Soil nitrous oxide emissions from wheat-based rotations with different types of pulse crops.

Production of agricultural crops with a low greenhouse gas (GHG) footprint is essential to mitigate the adverse effects of climate change. The inclusion of pulse crops in cereal-based rotations can enhance environmental quality by providing biologically fixed N and thereby reducing the amount of synthetic N fertilizer required for the crop rotation. The inclusion of pulse crop has the potential to reduce N2O emissions from the agricultural system in both the legume phase and the subsequent wheat phase of the rotation. However, long-term studies are necessary to thoroughly investigate N2O emissions from rotations with pulse crops, particularly in the semiarid region where pulse crops are frequently grown. In the present study, we evaluated cumulative N2O emissions and emission intensity during the rotation cycle. The assessment was conducted over 4 years, during two complete 2-yr cycles of an established rotation (years 9-12), under the climatological conditions of 2018-2021. Four rotations including wheat-wheat, pea-wheat, lentil-wheat, and chickpea-wheat were selected from a trial in Swift Current, Saskatchewan (semiarid prairies/Brown Chernozem). Our experiment was subjected to below normal precipitation, with interannual variations in climate and the last 2 years (2020-21) were drier than the first two years (2018-2019). Under such climate, PW and LW demonstrated to be environmentally sustainable, always exporting the highest N in grains (133 kg N ha-1 averaged across PW and LW and cycles) and consistently achieving the lowest N2O intensity (2.8 g N2O-N per kg exported N averaged across PW and LW and cycles). Continuous wheat presented inconsistent results, with a significant reduction in exported N from years 9-10 to 11-12 (the driest cycle).
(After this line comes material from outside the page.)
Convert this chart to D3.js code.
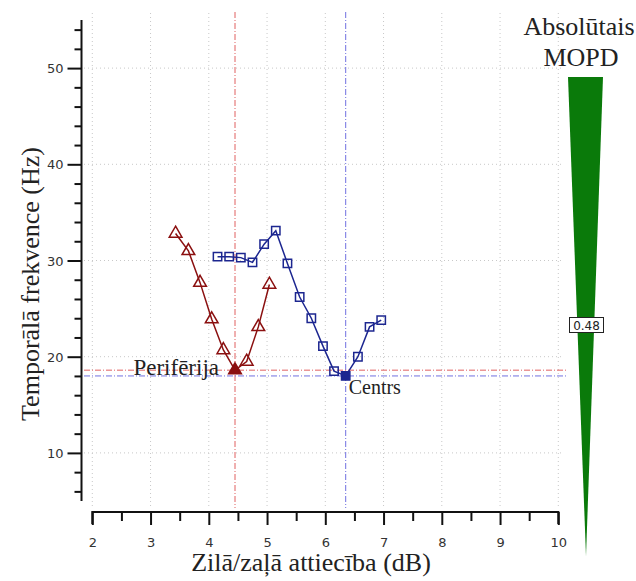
<!DOCTYPE html>
<html>
<head>
<meta charset="utf-8">
<script src="https://cdn.jsdelivr.net/npm/d3@7"></script>
<style>
  body { margin: 0; background: #fff; }
  svg { display: block; }
</style>
</head>
<body>
<svg id="chart" width="636" height="581"></svg>
<script>
// Data
var periferijaX = [3.43, 3.65, 3.85, 4.05, 4.25, 4.45, 4.65, 4.85, 5.04];
var periferijaY = [32.8, 31.0, 27.7, 23.9, 20.7, 18.6, 19.5, 23.1, 27.5];
var centrsX = [4.15, 4.35, 4.55, 4.75, 4.95, 5.15, 5.35, 5.56, 5.76, 5.96, 6.15, 6.35, 6.56, 6.76, 6.96];
var centrsY = [30.4, 30.4, 30.3, 29.8, 31.7, 33.1, 29.7, 26.2, 24.0, 21.1, 18.5, 18.0, 20.0, 23.1, 23.8];
var periferijaMin = [4.45, 18.6];
var centrsMin = [6.35, 18.0];
var xTicks = [2, 3, 4, 5, 6, 7, 8, 9, 10];
var yTicks = [10, 20, 30, 40, 50];
var mopdValue = 0.48;

var svg = d3.select('#chart');
var serif = '"Liberation Serif", "Times New Roman", serif';
var sans = '"DejaVu Sans", Verdana, sans-serif';

// Scales
var x = d3.scaleLinear().domain([2, 10]).range([92.3, 558.3]);
var y = d3.scaleLinear().domain([5, 55]).range([501, 20]);

var red = '#8b1010';
var blue = '#1c2690';

// Grid
var grid = svg.append('g').attr('class', 'grid');
grid.selectAll('.vgrid')
    .data(xTicks)
    .enter()
    .append('line')
    .attr('x1', function(d) { return x(d); })
    .attr('x2', function(d) { return x(d); })
    .attr('y1', 13)
    .attr('y2', 506)
    .attr('stroke', '#c8c8c8')
    .attr('stroke-width', 1)
    .attr('stroke-dasharray', '1,3');
grid.selectAll('.hgrid')
    .data(yTicks)
    .enter()
    .append('line')
    .attr('x1', 84)
    .attr('x2', 563)
    .attr('y1', function(d) { return y(d); })
    .attr('y2', function(d) { return y(d); })
    .attr('stroke', '#c8c8c8')
    .attr('stroke-width', 1)
    .attr('stroke-dasharray', '1,3');

// Reference lines (dash-dot)
var refs = svg.append('g');
refs.append('line')
    .attr('x1', x(periferijaMin[0])).attr('x2', x(periferijaMin[0]))
    .attr('y1', 12).attr('y2', 508)
    .attr('stroke', '#e06060').attr('stroke-width', 1)
    .attr('stroke-dasharray', '6,2,1,2');
refs.append('line')
    .attr('x1', x(centrsMin[0])).attr('x2', x(centrsMin[0]))
    .attr('y1', 12).attr('y2', 508)
    .attr('stroke', '#7070e0').attr('stroke-width', 1)
    .attr('stroke-dasharray', '6,2,1,2');
refs.append('line')
    .attr('x1', 84).attr('x2', 567)
    .attr('y1', y(periferijaMin[1])).attr('y2', y(periferijaMin[1]))
    .attr('stroke', '#e06060').attr('stroke-width', 1)
    .attr('stroke-dasharray', '6,2,1,2');
refs.append('line')
    .attr('x1', 84).attr('x2', 567)
    .attr('y1', y(centrsMin[1])).attr('y2', y(centrsMin[1]))
    .attr('stroke', '#7070e0').attr('stroke-width', 1)
    .attr('stroke-dasharray', '6,2,1,2');

// Y axis
var yAxis = svg.append('g')
    .attr('transform', 'translate(81.5,0)')
    .call(d3.axisLeft(y).tickValues(d3.range(6, 55, 2)).tickSize(7).tickFormat(''));
yAxis.select('.domain').attr('d', 'M0,' + y(55) + 'V' + y(5)).attr('stroke', '#111').attr('stroke-width', 2);
yAxis.selectAll('.tick line').attr('stroke', '#111').attr('stroke-width', 2)
    .attr('x2', function(d) { return d % 10 === 0 ? -14 : -7; });
yAxis.selectAll('.tick')
    .filter(function(d) { return d % 10 === 0; })
    .append('text')
    .attr('x', -18)
    .attr('dy', '0.35em')
    .attr('text-anchor', 'end')
    .attr('fill', '#333')
    .attr('font-family', sans)
    .attr('font-size', 13)
    .text(function(d) { return d; });

// X axis
var xAxis = svg.append('g')
    .attr('transform', 'translate(0,512)')
    .call(d3.axisBottom(x).tickValues(d3.range(2, 10.01, 0.5)).tickSize(12).tickFormat(''));
xAxis.select('.domain').attr('d', 'M' + x(2) + ',12V0H' + x(10) + 'V12').attr('stroke', '#111').attr('stroke-width', 2).attr('fill', 'none');
xAxis.selectAll('.tick line').attr('stroke', '#111').attr('stroke-width', 2)
    .attr('y2', function(d) { return d % 1 === 0 ? 13 : 9; });
xAxis.selectAll('.tick')
    .filter(function(d) { return d % 1 === 0; })
    .append('text')
    .attr('y', 30)
    .attr('dy', '0.35em')
    .attr('text-anchor', 'middle')
    .attr('fill', '#333')
    .attr('font-family', sans)
    .attr('font-size', 13)
    .text(function(d) { return d; });

// Axis titles
svg.append('text')
    .attr('x', 311)
    .attr('y', 571)
    .attr('text-anchor', 'middle')
    .attr('font-family', serif)
    .attr('font-size', 26)
    .attr('fill', '#222')
    .text('Zilā/zaļā attiecība (dB)');
svg.append('text')
    .attr('transform', 'translate(39,284) rotate(-90)')
    .attr('text-anchor', 'middle')
    .attr('font-family', serif)
    .attr('font-size', 26)
    .attr('fill', '#222')
    .text('Temporālā frekvence (Hz)');

// Series
var periferija = periferijaX.map(function(v, i) { return [v, periferijaY[i]]; });
var centrs = centrsX.map(function(v, i) { return [v, centrsY[i]]; });
var line = d3.line().x(function(d) { return x(d[0]); }).y(function(d) { return y(d[1]); });

svg.append('path').datum(periferija).attr('d', line)
    .attr('fill', 'none').attr('stroke', red).attr('stroke-width', 1.5);
svg.append('path').datum(centrs).attr('d', line)
    .attr('fill', 'none').attr('stroke', blue).attr('stroke-width', 1.5);

var tri = d3.symbol().type(d3.symbolTriangle).size(70);
var sq = d3.symbol().type(d3.symbolSquare).size(70);

svg.selectAll('.tri')
    .data(periferija)
    .enter()
    .append('path')
    .attr('transform', function(d) { return 'translate(' + x(d[0]) + ',' + y(d[1]) + ')'; })
    .attr('d', tri)
    .attr('fill', function(d) { return d[0] === periferijaMin[0] ? red : 'none'; })
    .attr('stroke', red)
    .attr('stroke-width', 1.5);

svg.selectAll('.sq')
    .data(centrs)
    .enter()
    .append('path')
    .attr('transform', function(d) { return 'translate(' + x(d[0]) + ',' + y(d[1]) + ')'; })
    .attr('d', sq)
    .attr('fill', function(d) { return d[0] === centrsMin[0] ? blue : 'none'; })
    .attr('stroke', blue)
    .attr('stroke-width', 1.5);

// Labels
svg.append('text')
    .attr('x', x(periferijaMin[0]) - 16)
    .attr('y', y(periferijaMin[1]) + 5)
    .attr('text-anchor', 'end')
    .attr('font-family', serif)
    .attr('font-size', 23)
    .attr('fill', '#222')
    .text('Perifērija');
svg.append('text')
    .attr('x', x(centrsMin[0]) + 3)
    .attr('y', y(centrsMin[1]) + 18)
    .attr('font-family', serif)
    .attr('font-size', 20)
    .attr('fill', '#222')
    .text('Centrs');

// MOPD wedge
var wedge = svg.append('g');
wedge.append('path')
    .attr('d', 'M568,77L603,77L586,556Z')
    .attr('fill', '#0a7a0a');
wedge.append('text')
    .attr('x', 579)
    .attr('y', 35)
    .attr('text-anchor', 'middle')
    .attr('font-family', serif)
    .attr('font-size', 26)
    .attr('fill', '#222')
    .text('Absolūtais');
wedge.append('text')
    .attr('x', 581)
    .attr('y', 66)
    .attr('text-anchor', 'middle')
    .attr('font-family', serif)
    .attr('font-size', 26)
    .attr('fill', '#222')
    .text('MOPD');
wedge.append('rect')
    .attr('x', 569.5).attr('y', 317.5)
    .attr('width', 34).attr('height', 15)
    .attr('fill', '#fff').attr('stroke', '#222').attr('stroke-width', 1);
wedge.append('text')
    .attr('x', 586.5)
    .attr('y', 325.5)
    .attr('dy', '0.35em')
    .attr('text-anchor', 'middle')
    .attr('font-family', sans)
    .attr('font-size', 12)
    .attr('fill', '#222')
    .text(mopdValue.toFixed(2));
</script>
</body>
</html>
Because WW also promoted the highest cumulative N2O emissions, N2O intensity over the 2-yr was always the highest for WW. The CW consistently promoted the lowest N exports and was not resilient to dry soil conditions, with 23% lower exported N in years 11-12 than in years 9-10. Hence including pulse crops with pea or lentil in the rotation reduced N2O emissions and enhanced wheat yield resiliency.